= Springthorpe Estate =

Residential estate in Macleod, Melbourne

Logo of the Springthorpe Estate in Macleod, Victoria, Australia

The Springthorpe Estate, often shortened to Springthorpe, is a residential housing estate with an area of approximately 50 hectares located in the Melbourne suburb of Macleod in Victoria, Australia. It is surrounded by the Dunvegan Estate and Cherry Street Grasslands to the east, Gresswell Forest Nature Conservation Reserve to the north, La Trobe University to the west and La Trobe University and Macleod Estate to the south.

== History ==

Map of the Springthorpe Estate in Macleod, Victoria, Australia.

The Springthorpe Estate traces its origins to the colonial land sales in the Colony of Victoria, when Crown Portions 9 and 10 in the Parish of Keelbundoora, County of Burke (covering modern-day Macleod and Bundoora) were sold to Neil McLean on 5 February 1840 for £816. After purchase, Neil McLean named both properties ‘Strathallan’. McLean's brother, Malcolm, took over the land in 1842, but then returned to Scotland with his wife and children in the late 1850s, leaving an agent in control. Much of the flatter land was cleared of vegetation for farming aside from some of the large river red gums (Eucalyptus camaldulensis). The agent leased portions of the land to several tenant farmers for grazing, dairying, and other activities.

Charles Henry James MLC purchased the Strathallan estate from the McLean family in December 1888 for £234,000 but his purchase was subject to protracted legal battles and disputes that continued until 1891, by which time Mr. James was bankrupt.

A large part of the Strathallan Estate east of Plenty Road (covering most of Crown Porton 10) was subsequently acquired by the Crown in 1907 for the establishment of the Mont Park Asylum, which covered a substantial part of what is now the Springthorpe Estate.

Ownership of the remaining portion of the Strathallan property (covering all of Crown Portion 9 and a little of Crown Portion 10 to the east of modern-day Springthorpe Estate) then transferred to the Commercial Bank of Australia in 1902.

The Commercial Bank of Australia subdivided the land into three portions.

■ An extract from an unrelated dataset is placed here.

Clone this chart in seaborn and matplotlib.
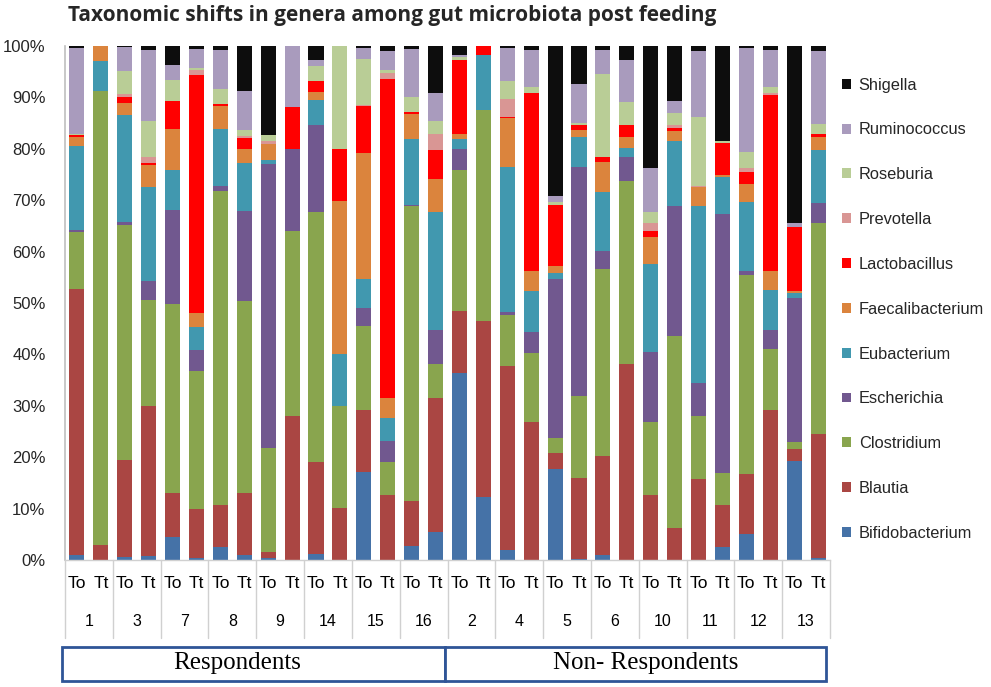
import matplotlib
matplotlib.use("Agg")
import matplotlib.pyplot as plt
import seaborn as sns
import pandas as pd
import numpy as np
from matplotlib.patches import Rectangle

# ---- data ----
patients = ["1", "3", "7", "8", "9", "14", "15", "16",
            "2", "4", "5", "6", "10", "11", "12", "13"]
timepoints = ["To", "Tt"]
groups = ["Respondents", "Non- Respondents"]

genera = ["Bifidobacterium", "Blautia", "Clostridium", "Escherichia", "Eubacterium",
          "Faecalibacterium", "Lactobacillus", "Prevotella", "Roseburia",
          "Ruminococcus", "Shigella"]

bifidobacterium = [1.0, 0, 0.5, 0.7, 4.5, 0.3, 2.5, 1.0, 0.3, 0, 1.1, 0, 17.1, 0, 2.7, 5.4,
                   36.4, 12.3, 2.0, 0, 17.7, 0.2, 0.9, 0, 0, 0, 0, 2.5, 5.0, 0, 19.3, 0.3]
blautia = [51.8, 3.0, 19.0, 29.2, 8.6, 9.7, 8.2, 12.1, 1.2, 28.1, 18.0, 10.1, 12.0, 12.6, 8.7, 26.1,
           12.1, 34.2, 35.8, 26.8, 3.1, 15.8, 19.4, 38.1, 12.6, 6.2, 15.8, 8.2, 11.8, 29.2, 2.2, 24.2]
clostridium = [11.0, 88.3, 45.6, 20.6, 36.8, 26.8, 61.0, 37.2, 20.3, 36.0, 48.7, 19.9, 16.5, 6.5, 57.4, 6.6,
               27.3, 41.1, 9.9, 13.5, 2.9, 15.9, 36.4, 35.7, 14.2, 37.4, 12.2, 6.3, 38.7, 11.9, 1.5, 41.1]
escherichia = [0.4, 0, 0.7, 3.7, 18.2, 4.1, 1.0, 17.6, 55.2, 15.9, 16.9, 0, 3.5, 4.1, 0.3, 6.7,
               4.2, 0, 0.5, 4.0, 30.9, 44.6, 3.5, 4.7, 13.7, 25.2, 6.4, 50.3, 0.7, 3.7, 28.0, 3.9]
eubacterium = [16.3, 5.8, 20.8, 18.3, 7.7, 4.4, 11.2, 9.4, 0.9, 0, 4.8, 10.1, 5.6, 4.5, 12.8, 23.0,
               2.0, 10.6, 28.3, 8.0, 1.3, 5.7, 11.3, 1.6, 17.0, 12.7, 34.5, 7.3, 13.5, 7.8, 1.0, 10.2]
faecalibacterium = [1.7, 2.9, 2.3, 4.3, 8.1, 2.7, 4.4, 2.7, 3.1, 0, 1.6, 29.8, 24.5, 3.8, 4.9, 6.4,
                    0.9, 0, 9.4, 4.0, 1.3, 1.4, 6.0, 2.2, 5.3, 1.9, 3.6, 0.4, 3.5, 3.6, 0.3, 2.6]
lactobacillus = [0.4, 0, 1.2, 0.4, 5.4, 46.4, 0.4, 2.1, 0, 8.1, 2.1, 10.1, 9.2, 62.1, 0.4, 5.5,
                 14.4, 1.8, 0.3, 34.5, 11.8, 1.0, 0.9, 2.3, 1.3, 0.7, 0, 6.2, 2.3, 34.3, 12.5, 0.6]
prevotella = [0, 0, 0.6, 1.2, 0, 0.9, 0, 0.3, 0.5, 0, 0, 0, 0.2, 1.2, 0, 3.1,
              0, 0, 3.5, 0, 0, 0, 0, 0, 1.5, 0.5, 0.3, 0, 0.7, 0.3, 0, 0]
roseburia = [0.3, 0, 4.5, 7.0, 4.0, 0.5, 2.9, 1.2, 1.1, 0, 2.9, 20.0, 8.9, 0.5, 2.9, 2.6,
             0.5, 0, 3.5, 1.3, 0.6, 0.5, 16.2, 4.5, 2.2, 2.4, 13.4, 0.3, 3.2, 1.3, 0, 1.9]
ruminococcus = [16.8, 0, 4.6, 13.9, 3.0, 3.7, 7.7, 7.7, 0, 11.9, 1.1, 0, 2.2, 3.8, 9.4, 5.5,
                0.5, 0, 6.5, 7.1, 1.3, 7.5, 4.7, 8.2, 8.4, 2.3, 12.9, 0, 20.3, 7.2, 0.8, 14.2]
shigella = [0.3, 0, 0.2, 0.7, 3.7, 0.5, 0.7, 8.7, 17.4, 0, 2.8, 0, 0.3, 0.9, 0.5, 9.1,
            1.7, 0, 0.3, 0.8, 29.1, 7.4, 0.7, 2.7, 23.8, 10.7, 0.9, 18.5, 0.3, 0.7, 34.4, 1.0]

series = [bifidobacterium, blautia, clostridium, escherichia, eubacterium, faecalibacterium,
          lactobacillus, prevotella, roseburia, ruminococcus, shigella]

colors = ["#4572A7", "#AA4643", "#89A54E", "#71588F", "#4198AF", "#DB843D",
          "#FF0000", "#D99694", "#B9CD96", "#A99BBD", "#0D0D0D"]

# ---- build table ----
samples = [f"{p} {t}" for p in patients for t in timepoints]
vals = np.array(series, dtype=float)
vals = vals / vals.sum(axis=0) * 100.0
cum = np.cumsum(vals, axis=0)
rows = []
for gi, g in enumerate(genera):
    for si, s in enumerate(samples):
        rows.append({"sample": s, "genus": g, "top": cum[gi, si]})
df = pd.DataFrame(rows)

# ---- figure ----
sns.set_style("white")
plt.rcParams["font.family"] = ["Liberation Sans", "DejaVu Sans"]

fig = plt.figure(figsize=(9.91, 6.87), dpi=100)
L, R, T, B = 65, 830, 46, 560
W, H = 991, 687
ax = fig.add_axes([L / W, 1 - B / H, (R - L) / W, (B - T) / H])

handles = []
for gi in range(len(genera) - 1, -1, -1):
    sub = df[df["genus"] == genera[gi]]
    sns.barplot(data=sub, x="sample", y="top", order=samples, color=colors[gi],
                saturation=1, width=0.63, errorbar=None, linewidth=0, ax=ax)
    handles.append(Rectangle((0, 0), 1, 1, facecolor=colors[gi], edgecolor="none"))

ax.set_xlim(-0.5, len(samples) - 0.5)
ax.set_ylim(0, 100)
ax.set_yticks(np.arange(0, 101, 10))
ax.set_yticklabels([f"{v}%" for v in range(0, 101, 10)], fontsize=12)
ax.tick_params(axis="y", length=0, pad=14)
ax.set_xticks([])
ax.set_xlabel("")
ax.set_ylabel("")
for s in ["top", "right"]:
    ax.spines[s].set_visible(False)
ax.spines["left"].set_color("#BFBFBF")
ax.spines["bottom"].set_color("#D0D0D0")
ax.spines["left"].set_linewidth(1.2)
ax.spines["bottom"].set_linewidth(1.0)

# category axis (two-level labels)
trans = ax.get_xaxis_transform()
y_tt = -(584 - B) / (B - T)
y_num = -(622 - B) / (B - T)
y_sep = -(638 - B) / (B - T)
for si, s in enumerate(samples):
    ax.text(si, y_tt, timepoints[si % 2], transform=trans, ha="center", va="center",
            fontsize=12.5, color="#000000")
for pi, p in enumerate(patients):
    ax.text(2 * pi + 0.5, y_num, p, transform=trans, ha="center", va="center",
            fontsize=11.5, color="#000000")
for k in range(len(patients) + 1):
    xb = 2 * k - 0.5
    ax.plot([xb, xb], [0, y_sep], transform=trans, color="#D0D0D0", lw=1.0, clip_on=False)

# group boxes
box_top, box_bot = 647, 681
xs = [62, 445, 826]
for gi, g in enumerate(groups):
    x0, x1 = xs[gi], xs[gi + 1]
    fig.add_artist(Rectangle((x0 / W, 1 - box_bot / H), (x1 - x0) / W, (box_bot - box_top) / H,
                             transform=fig.transFigure, facecolor="white",
                             edgecolor="#2F5597", linewidth=2.0))
    cx = [237, 646][gi]
    fig.text(cx / W, 1 - 663 / H, g, ha="center", va="center", fontsize=18,
             family=["Liberation Serif", "DejaVu Serif"], color="#000000")

# legend
leg = fig.legend(handles, genera[::-1], loc="upper left",
                 bbox_to_anchor=(835 / W, 1 - 71 / H), frameon=False, fontsize=11.8,
                 handlelength=0.55, handleheight=0.55, handletextpad=0.5,
                 labelspacing=1.82, borderaxespad=0)

fig.text(68 / W, 1 - 16 / H, "Taxonomic shifts in genera among gut microbiota post feeding",
         ha="left", va="center", fontsize=15, fontweight="bold",
         family=["Open Sans", "DejaVu Sans"])

fig.savefig("out.png", dpi=100)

On 18 December 1908, the bank sold the northernmost and central sections to Edith Jessie Macleod for £6000, or approximately £15 per acre. The press of the time credited Edith Macleod's husband, Malcolm Anderson Macleod, with owning the land but this was not the case. (The southern portion of the bank's holding was sold to Michael Le Grand in 1911 and covers modern-day Golf Links Estate and Macleod Estate). The central section, which consisted of a thin strip of land measuring 31.51 hectares was sold to the State Government of Victoria on 19 December 1908 for £2375, or £30 per acre to enable the construction of a branch railway line from the Hurstbridge railway to the neighbouring asylum.

The timing and methods by which the strip of land was acquired for the railway line indicates likely corruption. The land transfer was examined as part of the 1909 Royal Commission on the Acquisition of Certain Estates by Sir Thomas Bent. The enquiry found that the purchase price was excessive. Engineers then discovered that the land was too steep to accommodate the proposed railway line, so a land swap had to be arranged between Edith Macleod and the Crown for some of her remaining land holdings nearby. The land swap was enabled by the Mont Park Land Act 1910 (Vic.), which enabled the construction of the Mont Park branch line from Macleod station to the asylum in a north-westerly direction.

Map showing the layout of the Mont Park asylum complex in the 1990s, with institution names overlaid, prior to closure.

Over successive decades, several institutions were variously established on the asylum lands:
- Mont Park Hospital
- Macleod Repatriation Hospital (administered by the Commonwealth)
- Gresswell Rehabilitation Centre
- Plenty Hospital

Many of these institutions were subsequently merged into North Eastern Metropolitan Psychiatric Services (NEMPS) in 1991, before being progressively closed-down in the 1990s. At this time, the Urban Land Authority took control of the land on behalf of the State Government in order to have it sold for residential subdivision. Some of the land was transferred to La Trobe University or set aside for reserves.

In 1998, developer Urban Pacific Pty. Ltd. won the State Government tender to redevelop the land as a housing estate in a project worth $180 million.

== Land sales ==

Land sales commenced in 2003 and continued for five years whilst the estate was developed in 14 stages.

== Other features ==

The Springthorpe Estate contains several community assets, including:
- Cascade Reserve
- Ernest Jones Reserve
- Village Common Reserve
- Springthorpe Country Club
- Springthorpe Retirement Village
- Various buildings belonging to La Trobe University

== Etymology ==
The name Springthorpe commemorates Dr. John Springthorpe of the Mont Park Hospital.